Physics I should be able to do

[JonF]

For some reason I can’t solve this:

10. [PSE6 1.P.039.] One cubic meter (1.00 m3) of aluminum has a mass of 2.70 103 kg, and 1.00 m3 of iron has a mass of 7.86 103 kg. Find the radius of a solid aluminum sphere that will balance a solid iron sphere of radius 3.10 cm on an equal-arm balance.

I keep getting $$r =(\frac{2.7*3.1^3}{7.86} )^{1/3}$$

 

[jamesrc]

Since it's an equal arm balance, the mass of the iron ball will equal the mass of the aluminum ball:

$$m_{\rm Fe} = m_{\rm Al}$$
$$\rho_{\rm Fe}V_{\rm Fe} = \rho_{\rm Al}V_{\rm Al}$$
$$\rho_{\rm Fe}\frac{4\pi r_{\rm Fe}^3}{3} = \rho_{\rm Al}\frac{4\pi r_{\rm Al}^3}{3}$$

Cancel out the common terms and solve for r_Fe in terms of the given parameters. If you follow that, you should find your mistakes.

 

[JonF]

i thought that's what i did

 

[JonF]

here are some other ones we arn't getting:

10.An auditorium measures 40.0 m 15.0 m 11.0 m.
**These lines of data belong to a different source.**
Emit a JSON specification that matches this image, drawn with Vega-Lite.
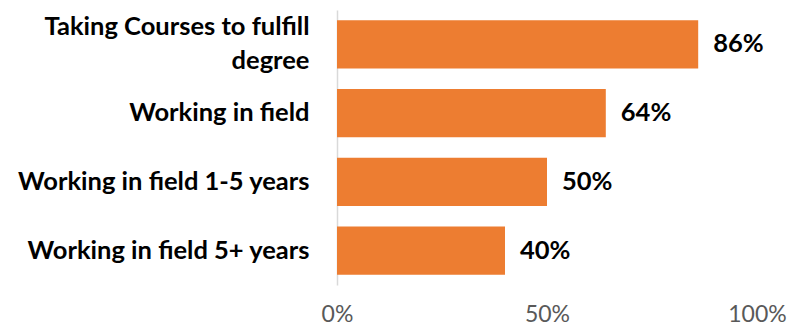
{
  "$schema": "https://vega.github.io/schema/vega-lite/v6.json",
  "width": 420,
  "height": 275,
  "autosize": "none",
  "padding": {"left": 337, "top": 10, "right": 42, "bottom": 43},
  "background": "white",
  "config": {"view": {"stroke": null}, "font": "Lato"},
  "data": {"values": [
    {"category": "Taking Courses to fulfill degree", "value": 0.86},
    {"category": "Working in field", "value": 0.64},
    {"category": "Working in field 1-5 years", "value": 0.50},
    {"category": "Working in field 5+ years", "value": 0.40}
  ]},
  "encoding": {
    "y": {"field": "category", "type": "nominal", "sort": null,
      "scale": {"paddingInner": 0.3, "paddingOuter": 0.15},
      "axis": {"title": null, "ticks": false, "domainColor": "#d9d9d9", "domainWidth": 1.5,
        "labelFont": "Lato", "labelFontWeight": "bold", "labelFontSize": 25.5, "labelColor": "#000000",
        "labelPadding": 28, "labelLimit": 400, "labelLineHeight": 34,
        "labelOffset": {"condition": {"test": "datum.value == 'Taking Courses to fulfill degree'", "value": -17}, "value": 0},
        "labelExpr": "datum.label == 'Taking Courses to fulfill degree' ? ['Taking Courses to fulfill', 'degree'] : datum.label"}},
    "x": {"field": "value", "type": "quantitative",
      "scale": {"domain": [0, 1], "nice": false},
      "axis": {"title": null, "values": [0, 0.5, 1], "format": ".0%", "domain": false, "ticks": false, "grid": false,
        "labelFont": "Lato", "labelFontSize": 23, "labelColor": "#595959", "labelPadding": 18, "labelFlush": false}}
  },
  "layer": [
    {"mark": {"type": "bar", "color": "#ED7D31"}},
    {"mark": {"type": "text", "align": "left", "baseline": "middle", "dx": 15, "font": "Lato", "fontWeight": "bold", "fontSize": 25.5, "color": "#000000"},
      "encoding": {"text": {"field": "value", "type": "quantitative", "format": ".0%"}}}
  ]
}
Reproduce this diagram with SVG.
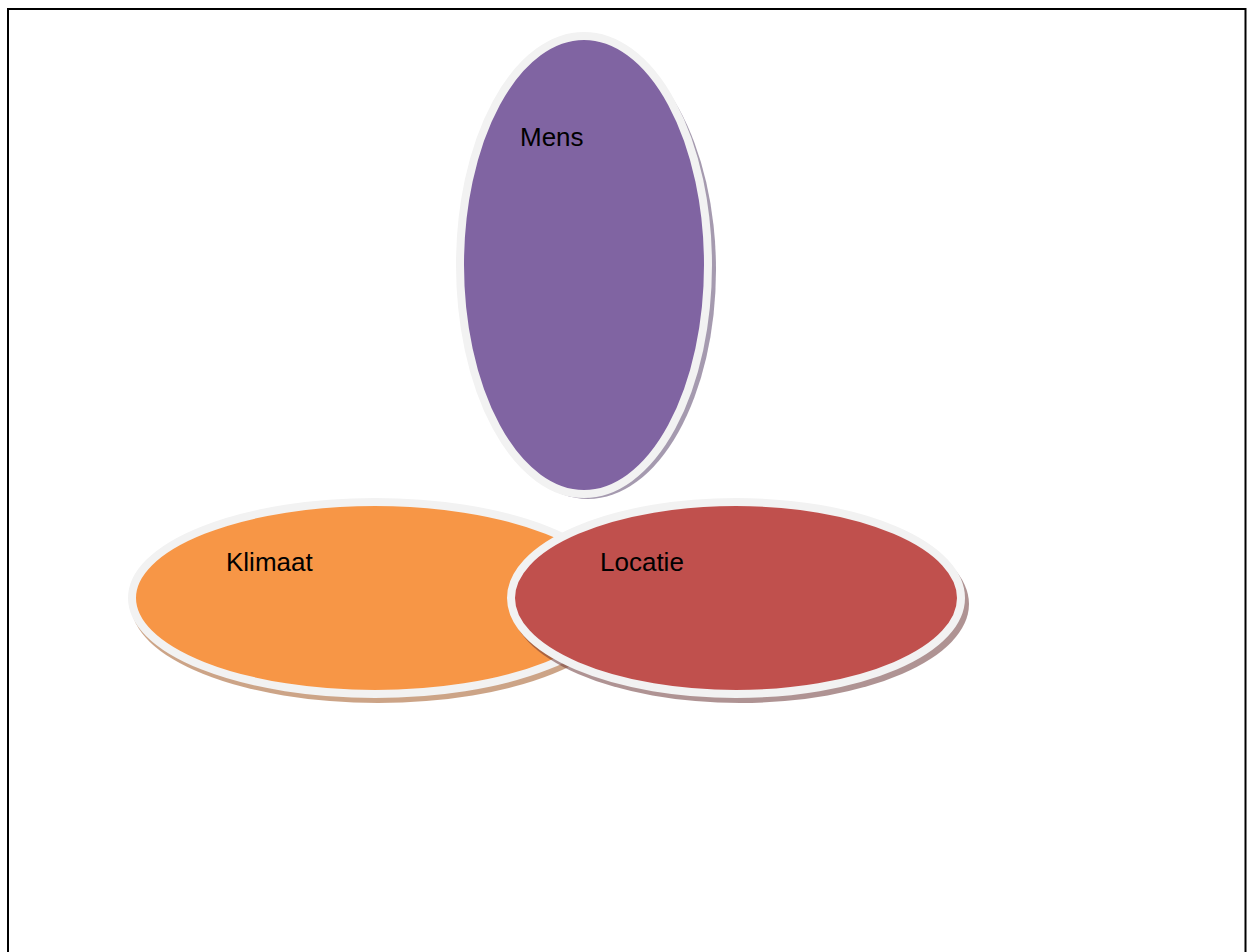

The density of air is 1.20 kg/m3.
(b) What is the weight of air in the room in pounds?
i found the volume to be: 233077ft^3 not sure what do form there.

11(b)Consider a solid disk of mass M=12.3kg and areal density =Dx3. Determine the value D if the radius of the disk is 0.25m.
I don’t even know where to start.

2. What level of precision is implied in an order-of-magnitude calculation?
i thought it was 3

 

[Leong]

Rearrange the equation by jamesrc :

$$r_{Al} =\sqrt[3]{\frac{\rho_{Fe}}{\rho_{Al}}r^3_{Fe}}$$

$$r_{Al}=\sqrt[3]{\frac{7.86103}{2.70103}(0.0310)^3}$$
= 0.0443 m

$$\rho=\frac{m}{v}$$
NOT
$$\rho=\frac{v}{m}$$

* Keep track of the units. Here, I used SI units.

 

[Leong]

here are some other ones we arn't getting:

10.An auditorium measures 40.0 m 15.0 m 11.0 m. The density of air is 1.20 kg/m3.
(b) What is the weight of air in the room in pounds?
i found the volume to be: 233077ft^3 not sure what do form there.
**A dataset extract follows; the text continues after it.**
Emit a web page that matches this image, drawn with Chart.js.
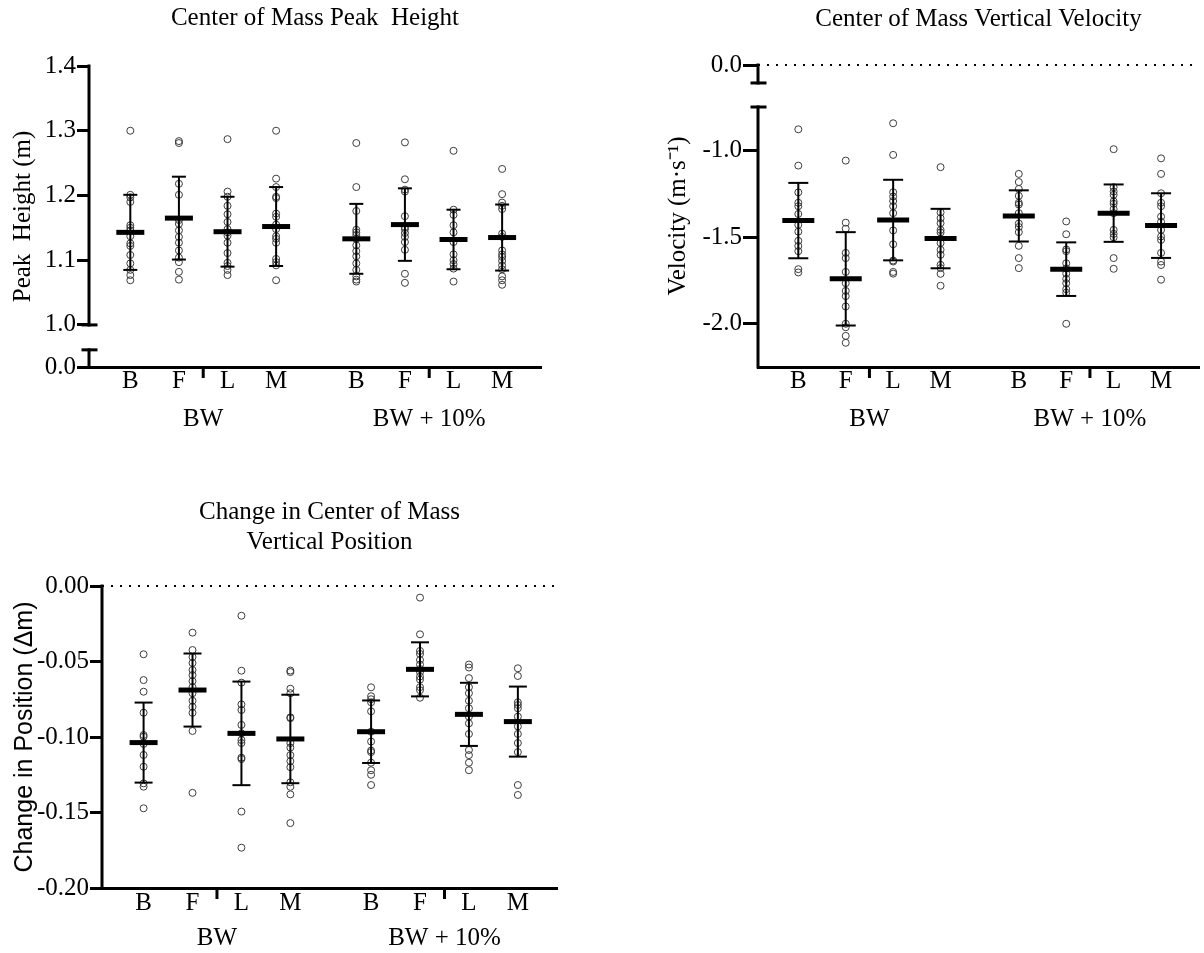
<!DOCTYPE html>
<html>
<head>
<meta charset="utf-8">
<script src="https://cdn.jsdelivr.net/npm/chart.js@4.4.1/dist/chart.umd.min.js"></script>
<style>
  html, body { margin: 0; padding: 0; background: #fff; width: 1204px; height: 953px; overflow: hidden; position: relative; }
  canvas { position: absolute; }
</style>
</head>
<body>
<canvas id="c1" width="560" height="440" style="left:0px;top:0px"></canvas>
<canvas id="c2" width="580" height="440" style="left:640px;top:0px"></canvas>
<canvas id="c3" width="580" height="491" style="left:0px;top:470px"></canvas>
<script>
// groups are listed BW: B, F, L, M then BW + 10%: B, F, L, M
const categories = ['B', 'F', 'L', 'M'];
const conditions = ['BW', 'BW + 10%'];

// Center of mass peak height (m)
const heightPoints = [
    [1.300, 1.201, 1.197, 1.190, 1.154, 1.150, 1.146, 1.137, 1.126, 1.122, 1.108, 1.095, 1.085, 1.077, 1.069],
    [1.284, 1.281, 1.218, 1.201, 1.162, 1.156, 1.146, 1.136, 1.127, 1.115, 1.104, 1.097, 1.082, 1.070],
    [1.287, 1.206, 1.198, 1.184, 1.171, 1.159, 1.148, 1.143, 1.138, 1.127, 1.111, 1.096, 1.091, 1.085, 1.077],
    [1.300, 1.226, 1.213, 1.198, 1.196, 1.172, 1.167, 1.155, 1.148, 1.137, 1.133, 1.127, 1.102, 1.097, 1.092, 1.069],
    [1.281, 1.213, 1.176, 1.147, 1.143, 1.139, 1.133, 1.123, 1.114, 1.106, 1.095, 1.085, 1.075, 1.070, 1.067],
    [1.282, 1.225, 1.209, 1.206, 1.168, 1.151, 1.148, 1.142, 1.136, 1.128, 1.116, 1.079, 1.065],
    [1.269, 1.178, 1.170, 1.154, 1.143, 1.128, 1.109, 1.100, 1.094, 1.087, 1.067],
    [1.241, 1.202, 1.189, 1.184, 1.179, 1.141, 1.136, 1.115, 1.109, 1.105, 1.099, 1.092, 1.086, 1.075, 1.069, 1.062]
];
const heightMean = [1.143, 1.165, 1.144, 1.152, 1.133, 1.155, 1.132, 1.135];
const heightSD = [0.058, 0.064, 0.054, 0.061, 0.054, 0.056, 0.046, 0.051];
const heightTicks = [0.0, 1.0, 1.1, 1.2, 1.3, 1.4];
const heightTickLabels = ['0.0', '1.0', '1.1', '1.2', '1.3', '1.4'];

// Center of mass vertical velocity (m/s)
const velocityPoints = [
    [-0.875, -1.085, -1.24, -1.30, -1.32, -1.365, -1.428, -1.467, -1.52, -1.55, -1.58, -1.684, -1.703],
    [-1.056, -1.415, -1.45, -1.59, -1.62, -1.70, -1.765, -1.81, -1.84, -1.90, -2.0, -2.02, -2.07, -2.11],
    [-0.84, -1.023, -1.239, -1.264, -1.29, -1.32, -1.36, -1.46, -1.54, -1.634, -1.64, -1.70, -1.71],
    [-1.094, -1.356, -1.389, -1.418, -1.457, -1.472, -1.533, -1.572, -1.601, -1.659, -1.678, -1.711, -1.780],
    [-1.133, -1.18, -1.22, -1.26, -1.30, -1.31, -1.36, -1.42, -1.44, -1.47, -1.549, -1.62, -1.678],
    [-1.408, -1.482, -1.57, -1.58, -1.65, -1.68, -1.71, -1.74, -1.765, -1.80, -1.82, -2.0],
    [-0.99, -1.21, -1.235, -1.254, -1.292, -1.306, -1.337, -1.36, -1.457, -1.48, -1.50, -1.62, -1.682],
    [-1.043, -1.133, -1.245, -1.30, -1.32, -1.38, -1.41, -1.457, -1.495, -1.515, -1.59, -1.64, -1.66, -1.745]
];
const velocityMean = [-1.403, -1.74, -1.40, -1.507, -1.376, -1.684, -1.36, -1.432];
const velocitySD = [0.218, 0.27, 0.233, 0.172, 0.148, 0.155, 0.166, 0.187];
const velocityTicks = [-2.0, -1.5, -1.0, 0.0];
const velocityTickLabels = ['-2.0', '-1.5', '-1.0', '0.0'];

// Change in center of mass vertical position (m)
const positionPoints = [
    [-0.0452, -0.0623, -0.070, -0.0839, -0.0987, -0.0998, -0.1046, -0.1119, -0.1197, -0.1307, -0.1329, -0.1472],
    [-0.0309, -0.0424, -0.047, -0.051, -0.0556, -0.059, -0.063, -0.067, -0.071, -0.076, -0.080, -0.084, -0.096, -0.137],
    [-0.0197, -0.0561, -0.064, -0.0784, -0.0821, -0.092, -0.0976, -0.102, -0.104, -0.1137, -0.1146, -0.1494, -0.1733],
    [-0.056, -0.057, -0.068, -0.071, -0.087, -0.0875, -0.104, -0.107, -0.112, -0.116, -0.120, -0.130, -0.133, -0.138, -0.157],
    [-0.0671, -0.073, -0.075, -0.077, -0.083, -0.0965, -0.103, -0.109, -0.110, -0.117, -0.122, -0.125, -0.1318],
    [-0.0077, -0.032, -0.043, -0.045, -0.049, -0.052, -0.055, -0.057, -0.060, -0.062, -0.067, -0.069, -0.074],
    [-0.052, -0.054, -0.061, -0.067, -0.071, -0.076, -0.081, -0.0865, -0.091, -0.098, -0.1086, -0.112, -0.117, -0.122],
    [-0.0545, -0.0596, -0.077, -0.0788, -0.081, -0.0865, -0.093, -0.098, -0.104, -0.110, -0.1318, -0.1384]
];
const positionMean = [-0.1037, -0.0689, -0.0976, -0.1013, -0.0965, -0.0552, -0.085, -0.0898];
const positionSD = [0.0265, 0.0242, 0.0343, 0.0293, 0.0207, 0.0179, 0.0209, 0.0232];
const positionTicks = [-0.20, -0.15, -0.10, -0.05, 0.00];
const positionTickLabels = ['-0.20', '-0.15', '-0.10', '-0.05', '0.00'];

// layout of the category axis
const X_MIN = 0.15;
const X_MAX = 9.45;
const catPos = [1, 2, 3, 4, 5.65, 6.65, 7.65, 8.65];
const groupPos = [2.5, 7.15];

const SERIF = "'Liberation Serif', 'Times New Roman', serif";
const SANS = "'Liberation Sans', Arial, sans-serif";

/**
 * Draws the (broken) y axis line, break caps and the group ticks on the x axis
 */
const brokenAxis = {
    id: 'brokenAxis',
    afterDraw(chart, args, opts) {
        const { ctx, chartArea, scales } = chart;
        const ax = chartArea.left;
        ctx.save();
        ctx.strokeStyle = '#000';
        ctx.lineWidth = 3;
        ctx.lineCap = 'square';
        opts.segments.forEach(seg => {
            ctx.beginPath();
            ctx.moveTo(ax, scales.y.getPixelForValue(seg.from));
            ctx.lineTo(ax, scales.y.getPixelForValue(seg.to));
            ctx.stroke();
            seg.caps.forEach(v => {
                const py = scales.y.getPixelForValue(v);
                ctx.beginPath();
                ctx.moveTo(ax - 6, py);
                ctx.lineTo(ax + 7, py);
                ctx.stroke();
            });
        });
        ctx.lineCap = 'butt';
        opts.groupTicks.forEach(v => {
            const px = scales.x.getPixelForValue(v);
            ctx.beginPath();
            ctx.moveTo(px, chartArea.bottom);
            ctx.lineTo(px, chartArea.bottom + 11);
            ctx.stroke();
        });
        ctx.restore();
    }
};

function makePanel(id, p) {
    const letters = catPos.map((v, i) => categories[i % categories.length]);
    const datasets = [];

    // mean bars
    datasets.push({
        type: 'scatter',
        data: p.mean.map((m, i) => ({ x: catPos[i], y: m })),
        pointStyle: 'line',
        pointRadius: p.meanR,
        pointBorderWidth: 5,
        pointBorderColor: '#000',
        clip: false
    });

    // SD whiskers with caps
    p.mean.forEach((m, i) => {
        datasets.push({
            type: 'line',
            data: [{ x: catPos[i], y: m - p.sd[i] }, { x: catPos[i], y: m + p.sd[i] }],
            borderColor: '#000',
            borderWidth: 2,
            pointStyle: 'line',
            pointRadius: p.capR,
            pointBorderWidth: 2,
            pointBorderColor: '#000',
            clip: false
        });
    });

    // individual subjects
    datasets.push({
        type: 'scatter',
        data: p.points.flatMap((g, i) => g.map(v => ({ x: catPos[i], y: v }))),
        pointStyle: 'circle',
        pointRadius: 3.5,
        pointBorderWidth: 1,
        pointBorderColor: '#3c3c3c',
        pointBackgroundColor: 'rgba(255,255,255,0)',
        clip: false
    });

    // dotted zero line
    if (p.zero !== null) {
        datasets.push({
            type: 'line',
            data: [{ x: X_MIN, y: p.zero }, { x: X_MAX, y: p.zero }],
            borderColor: '#000',
            borderWidth: 2,
            borderDash: [2, 7],
            pointRadius: 0,
            clip: false
        });
    }

    datasets.forEach(d => { d.xAxisID = 'x'; d.yAxisID = 'y'; });

    return new Chart(document.getElementById(id), {
        type: 'scatter',
        data: { datasets },
        options: {
            responsive: false,
            animation: false,
            events: [],
            layout: { padding: { left: 0, right: p.padRight, top: 0, bottom: 0 } },
            plugins: {
                legend: { display: false },
                tooltip: { enabled: false },
                title: {
                    display: true,
                    fullSize: false,
                    text: p.title,
                    color: '#000',
                    font: { family: SERIF, size: 25, weight: 'normal', lineHeight: 1.2 },
                    padding: { top: p.titleTop, bottom: p.titleBottom }
                },
                brokenAxis: { segments: p.segments, groupTicks: groupPos }
            },
            scales: {
                x: {
                    type: 'linear',
                    position: 'bottom',
                    min: X_MIN,
                    max: X_MAX,
                    afterBuildTicks: s => { s.ticks = catPos.map(v => ({ value: v })); },
                    afterFit: s => { s.height = 28; },
                    grid: { display: false, drawTicks: false },
                    border: { display: true, width: 3, color: '#000' },
                    ticks: {
                        autoSkip: false, maxRotation: 0, minRotation: 0,
                        padding: p.xPad,
                        color: '#000',
                        font: { family: SERIF, size: 25, lineHeight: 1.1 },
                        callback: (v, i) => letters[i]
                    }
                },
                x2: {
                    type: 'linear',
                    position: 'bottom',
                    min: X_MIN,
                    max: X_MAX,
                    afterBuildTicks: s => { s.ticks = groupPos.map(v => ({ value: v })); },
                    afterFit: s => { s.height = 45; },
                    grid: { display: false, drawTicks: false },
                    border: { display: false },
                    ticks: {
                        autoSkip: false, maxRotation: 0, minRotation: 0,
                        padding: p.x2Pad,
                        color: '#000',
                        font: { family: SERIF, size: 25, lineHeight: 1.1 },
                        callback: (v, i) => conditions[i]
                    }
                },
                y: {
                    type: 'linear',
                    position: 'left',
                    min: p.yMin,
                    max: p.yMax,
                    afterBuildTicks: s => { s.ticks = p.ticks.map(t => ({ value: p.place(t) })); },
                    afterFit: s => { s.width = p.yWidth; },
                    grid: {
                        display: true, drawOnChartArea: false, drawTicks: true,
                        tickLength: p.tickLen, lineWidth: 3, color: '#000'
                    },
                    border: { display: false },
                    ticks: {
                        padding: 1,
                        color: '#000',
                        font: { family: SERIF, size: 25, lineHeight: 1.2 },
                        callback: (v, i) => p.tickLabels[i]
                    },
                    title: {
                        display: true,
                        text: p.yTitle,
                        color: '#000',
                        font: { family: p.yTitleFont, size: 25, lineHeight: 1.2 },
                        padding: { top: p.yTitlePad, bottom: 0 }
                    }
                }
            }
        },
        plugins: [brokenAxis]
    });
}

makePanel('c1', {
    title: 'Center of Mass Peak  Height',
    titleTop: 3, titleBottom: 33,
    points: heightPoints, mean: heightMean, sd: heightSD,
    ticks: heightTicks, tickLabels: heightTickLabels,
    yMin: 0.935, yMax: 1.4,
    place: t => (t < 0.95 ? 0.935 : t),
    segments: [{ from: 1.4, to: 1.0, caps: [1.0] }, { from: 0.9615, to: 0.935, caps: [0.9615] }],
    zero: null,
    yTitle: 'Peak  Height (m)', yTitleFont: SERIF, yTitlePad: 8,
    yWidth: 89, tickLen: 12, padRight: 19,
    meanR: 14, capR: 7, xPad: 1, x2Pad: 11
});

makePanel('c2', {
    title: 'Center of Mass Vertical Velocity',
    titleTop: 4, titleBottom: 31,
    points: velocityPoints, mean: velocityMean, sd: velocitySD,
    ticks: velocityTicks, tickLabels: velocityTickLabels,
    yMin: -2.25, yMax: -0.503,
    place: t => (t > -0.75 ? -0.503 : t),
    segments: [{ from: -0.503, to: -0.607, caps: [-0.607] }, { from: -0.746, to: -2.25, caps: [-0.746] }],
    zero: -0.503,
    yTitle: 'Velocity (m\u00b7s\u207b\u00b9)', yTitleFont: SERIF, yTitlePad: 23,
    yWidth: 118, tickLen: 15, padRight: 10,
    meanR: 16, capR: 10, xPad: 1, x2Pad: 11
});

makePanel('c3', {
    title: ['Change in Center of Mass', 'Vertical Position'],
    titleTop: 27, titleBottom: 29,
    points: positionPoints, mean: positionMean, sd: positionSD,
    ticks: positionTicks, tickLabels: positionTickLabels,
    yMin: -0.2, yMax: 0,
    place: t => t,
    segments: [{ from: 0, to: -0.2, caps: [] }],
    zero: 0,
    yTitle: 'Change in Position (\u0394m)', yTitleFont: SANS, yTitlePad: 10,
    yWidth: 102, tickLen: 12, padRight: 23,
    meanR: 14, capR: 9, xPad: 2, x2Pad: 9
});
</script>
</body>
</html>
11(b)Consider a solid disk of mass M=12.3kg and areal density =Dx3. Determine the value D if the radius of the disk is 0.25m.
I don’t even know where to start.

10.(a) It is better to use the units given and then convert it lastly.
$$233077ft^3=6600m^3$$
Using the formula for density:
$$\rho_{air}=\frac{m_{air}}{v_{air}}$$
will help you to find the mass of the air.
Then convert the mass to pound unit.

(b) I think it asks us to modify the formula for density a little bit so that it can be applied in the question. Since the disk is flat, i think we should use this :

$$\rho_{disk} = \frac{m_{disk}}{A_{disk}} = 3D$$

 

[JonF]

sorry for 11(b) it is dx^3.

so i get 12.3/pi(.25)^2 = dx^3 not sure where to go from there


but thank you guys i got all the rest

 

[Leong]

JonF,
Omit the hint given for 11(b). it looks useless now since the question has changed. what is x ? i am stuck as well.

 

[JonF]

Well the first question was
11. (a)Consider a two meterstick of mass M=18.2kg and linear density =Cx^4. Determine the value C.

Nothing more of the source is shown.